### Description of the task
Copy out all lines in the data below containing the string "document".

### Data excerpt
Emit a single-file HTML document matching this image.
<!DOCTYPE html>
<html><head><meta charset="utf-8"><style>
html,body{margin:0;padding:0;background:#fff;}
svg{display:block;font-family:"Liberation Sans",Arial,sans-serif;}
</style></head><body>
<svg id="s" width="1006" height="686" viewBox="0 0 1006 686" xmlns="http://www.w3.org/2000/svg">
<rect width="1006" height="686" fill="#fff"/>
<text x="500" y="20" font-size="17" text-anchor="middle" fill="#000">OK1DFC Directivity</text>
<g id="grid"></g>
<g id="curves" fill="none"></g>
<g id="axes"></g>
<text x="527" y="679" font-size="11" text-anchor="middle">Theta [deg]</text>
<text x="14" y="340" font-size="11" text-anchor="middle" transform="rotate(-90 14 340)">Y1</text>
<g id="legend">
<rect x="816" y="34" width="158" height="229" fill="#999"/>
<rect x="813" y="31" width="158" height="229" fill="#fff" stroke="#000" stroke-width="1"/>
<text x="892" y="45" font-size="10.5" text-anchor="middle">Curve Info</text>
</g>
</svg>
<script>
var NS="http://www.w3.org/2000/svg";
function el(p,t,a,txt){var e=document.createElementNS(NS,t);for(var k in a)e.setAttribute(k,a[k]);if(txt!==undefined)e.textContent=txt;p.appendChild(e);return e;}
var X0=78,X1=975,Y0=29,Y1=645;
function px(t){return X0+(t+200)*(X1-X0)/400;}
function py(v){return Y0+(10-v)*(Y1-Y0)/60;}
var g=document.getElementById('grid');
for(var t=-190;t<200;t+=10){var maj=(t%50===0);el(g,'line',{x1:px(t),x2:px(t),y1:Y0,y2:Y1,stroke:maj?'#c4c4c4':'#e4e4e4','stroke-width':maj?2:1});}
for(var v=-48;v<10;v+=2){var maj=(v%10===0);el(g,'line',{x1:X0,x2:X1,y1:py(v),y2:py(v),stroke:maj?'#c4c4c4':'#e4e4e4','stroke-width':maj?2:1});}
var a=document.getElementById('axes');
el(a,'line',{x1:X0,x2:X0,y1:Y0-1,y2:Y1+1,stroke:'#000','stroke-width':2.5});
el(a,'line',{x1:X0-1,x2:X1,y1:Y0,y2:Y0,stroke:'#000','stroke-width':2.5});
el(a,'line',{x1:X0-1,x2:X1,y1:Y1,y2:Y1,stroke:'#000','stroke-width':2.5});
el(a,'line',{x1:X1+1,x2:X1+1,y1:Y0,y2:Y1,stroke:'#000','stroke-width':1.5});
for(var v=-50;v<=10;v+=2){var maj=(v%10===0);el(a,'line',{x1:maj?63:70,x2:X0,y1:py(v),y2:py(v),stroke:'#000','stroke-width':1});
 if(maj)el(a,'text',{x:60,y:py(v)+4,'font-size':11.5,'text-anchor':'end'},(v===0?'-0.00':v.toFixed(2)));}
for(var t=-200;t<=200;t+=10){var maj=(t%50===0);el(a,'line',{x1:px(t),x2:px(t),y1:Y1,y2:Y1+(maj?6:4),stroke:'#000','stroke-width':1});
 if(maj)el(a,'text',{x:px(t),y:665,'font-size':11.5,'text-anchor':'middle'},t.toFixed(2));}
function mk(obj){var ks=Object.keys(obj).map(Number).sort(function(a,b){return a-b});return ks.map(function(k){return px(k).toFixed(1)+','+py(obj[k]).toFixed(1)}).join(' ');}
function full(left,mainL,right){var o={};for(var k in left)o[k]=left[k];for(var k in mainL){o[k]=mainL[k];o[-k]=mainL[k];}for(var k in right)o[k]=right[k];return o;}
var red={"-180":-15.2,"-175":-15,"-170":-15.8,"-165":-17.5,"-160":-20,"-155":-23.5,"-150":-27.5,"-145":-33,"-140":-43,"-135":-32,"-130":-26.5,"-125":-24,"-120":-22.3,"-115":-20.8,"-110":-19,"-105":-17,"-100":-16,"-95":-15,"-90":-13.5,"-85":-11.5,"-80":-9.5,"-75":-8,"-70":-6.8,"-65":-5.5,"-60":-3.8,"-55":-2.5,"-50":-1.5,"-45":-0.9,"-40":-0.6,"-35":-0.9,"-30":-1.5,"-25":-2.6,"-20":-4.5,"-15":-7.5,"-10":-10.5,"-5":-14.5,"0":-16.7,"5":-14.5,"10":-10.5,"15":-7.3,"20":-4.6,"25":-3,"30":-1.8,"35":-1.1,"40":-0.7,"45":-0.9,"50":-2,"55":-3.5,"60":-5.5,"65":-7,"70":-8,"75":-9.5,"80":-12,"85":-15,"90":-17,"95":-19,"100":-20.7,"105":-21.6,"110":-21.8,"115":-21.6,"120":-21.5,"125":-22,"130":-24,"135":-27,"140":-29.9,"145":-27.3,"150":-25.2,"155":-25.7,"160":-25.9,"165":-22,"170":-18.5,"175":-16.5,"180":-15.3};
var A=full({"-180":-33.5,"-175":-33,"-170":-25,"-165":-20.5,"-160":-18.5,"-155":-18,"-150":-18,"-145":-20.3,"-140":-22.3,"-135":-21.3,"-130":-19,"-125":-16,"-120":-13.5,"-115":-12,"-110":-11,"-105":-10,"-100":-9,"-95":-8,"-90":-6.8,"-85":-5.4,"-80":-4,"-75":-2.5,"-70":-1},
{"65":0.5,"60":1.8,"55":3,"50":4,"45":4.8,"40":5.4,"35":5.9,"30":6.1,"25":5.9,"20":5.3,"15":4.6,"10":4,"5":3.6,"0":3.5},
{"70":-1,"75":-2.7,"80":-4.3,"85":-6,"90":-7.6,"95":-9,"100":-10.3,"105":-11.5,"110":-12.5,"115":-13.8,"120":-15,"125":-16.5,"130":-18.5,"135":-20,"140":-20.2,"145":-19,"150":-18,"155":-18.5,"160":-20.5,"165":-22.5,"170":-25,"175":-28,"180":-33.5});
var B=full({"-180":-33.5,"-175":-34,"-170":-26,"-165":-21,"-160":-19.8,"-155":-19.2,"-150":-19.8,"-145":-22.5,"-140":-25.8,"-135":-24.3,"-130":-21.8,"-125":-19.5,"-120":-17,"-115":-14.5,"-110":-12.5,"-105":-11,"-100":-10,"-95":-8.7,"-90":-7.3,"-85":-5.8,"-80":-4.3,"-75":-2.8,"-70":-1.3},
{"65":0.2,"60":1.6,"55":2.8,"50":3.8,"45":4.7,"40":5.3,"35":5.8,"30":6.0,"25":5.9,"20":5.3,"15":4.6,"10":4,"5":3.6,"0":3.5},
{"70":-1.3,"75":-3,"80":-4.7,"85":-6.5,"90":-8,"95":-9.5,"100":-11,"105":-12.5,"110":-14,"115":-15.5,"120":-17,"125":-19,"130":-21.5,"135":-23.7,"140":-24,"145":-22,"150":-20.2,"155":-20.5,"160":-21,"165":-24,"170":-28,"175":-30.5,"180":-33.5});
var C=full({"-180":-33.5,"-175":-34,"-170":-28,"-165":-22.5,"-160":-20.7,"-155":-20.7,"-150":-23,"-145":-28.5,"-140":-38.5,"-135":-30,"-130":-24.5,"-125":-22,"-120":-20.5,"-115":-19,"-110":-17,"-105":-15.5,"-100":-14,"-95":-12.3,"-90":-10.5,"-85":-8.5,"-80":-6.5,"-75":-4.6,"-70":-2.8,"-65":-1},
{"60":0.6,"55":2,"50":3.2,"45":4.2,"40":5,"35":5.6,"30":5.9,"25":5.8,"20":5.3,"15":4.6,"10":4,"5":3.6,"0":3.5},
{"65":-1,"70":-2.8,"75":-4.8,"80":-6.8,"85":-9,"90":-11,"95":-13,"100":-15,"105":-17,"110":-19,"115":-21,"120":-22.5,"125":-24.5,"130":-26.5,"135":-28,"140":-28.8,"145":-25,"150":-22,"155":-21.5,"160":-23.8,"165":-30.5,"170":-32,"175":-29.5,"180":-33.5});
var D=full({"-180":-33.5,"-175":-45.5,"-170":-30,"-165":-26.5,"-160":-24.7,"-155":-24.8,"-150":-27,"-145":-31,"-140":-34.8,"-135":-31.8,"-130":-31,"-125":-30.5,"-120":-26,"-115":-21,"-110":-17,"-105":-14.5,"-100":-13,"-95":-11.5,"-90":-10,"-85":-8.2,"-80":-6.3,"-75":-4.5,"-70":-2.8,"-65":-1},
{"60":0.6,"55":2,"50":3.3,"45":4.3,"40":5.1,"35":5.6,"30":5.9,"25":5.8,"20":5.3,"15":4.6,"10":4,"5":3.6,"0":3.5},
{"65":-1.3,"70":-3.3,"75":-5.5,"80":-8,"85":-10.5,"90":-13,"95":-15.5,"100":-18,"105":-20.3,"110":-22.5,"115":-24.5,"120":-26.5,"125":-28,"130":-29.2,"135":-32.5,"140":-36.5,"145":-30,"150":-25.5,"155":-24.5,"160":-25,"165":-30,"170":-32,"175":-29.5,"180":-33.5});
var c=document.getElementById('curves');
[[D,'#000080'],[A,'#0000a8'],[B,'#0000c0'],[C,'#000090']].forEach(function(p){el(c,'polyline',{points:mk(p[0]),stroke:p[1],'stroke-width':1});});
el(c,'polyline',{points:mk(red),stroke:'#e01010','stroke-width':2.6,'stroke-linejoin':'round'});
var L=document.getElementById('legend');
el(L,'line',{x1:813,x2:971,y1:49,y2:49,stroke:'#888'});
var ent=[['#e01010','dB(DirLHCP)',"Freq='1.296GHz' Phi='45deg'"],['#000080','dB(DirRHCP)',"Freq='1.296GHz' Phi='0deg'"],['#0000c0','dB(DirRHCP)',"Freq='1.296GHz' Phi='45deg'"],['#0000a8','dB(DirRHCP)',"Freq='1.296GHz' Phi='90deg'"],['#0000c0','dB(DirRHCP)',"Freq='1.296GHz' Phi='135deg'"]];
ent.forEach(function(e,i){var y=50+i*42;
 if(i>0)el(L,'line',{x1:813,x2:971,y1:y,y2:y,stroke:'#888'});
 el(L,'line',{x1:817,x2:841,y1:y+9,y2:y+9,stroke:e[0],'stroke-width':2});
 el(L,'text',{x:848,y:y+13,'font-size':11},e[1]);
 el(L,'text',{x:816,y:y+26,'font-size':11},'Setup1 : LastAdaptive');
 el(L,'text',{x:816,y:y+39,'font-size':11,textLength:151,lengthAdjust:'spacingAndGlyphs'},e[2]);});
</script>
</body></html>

### Task solution
Emit a single-file HTML document matching this image.
function el(p,t,a,txt){var e=document.createElementNS(NS,t);for(var k in a)e.setAttribute(k,a[k]);if(txt!==undefined)e.textContent=txt;p.appendChild(e);return e;}
var g=document.getElementById('grid');
var a=document.getElementById('axes');
var c=document.getElementById('curves');
var L=document.getElementById('legend');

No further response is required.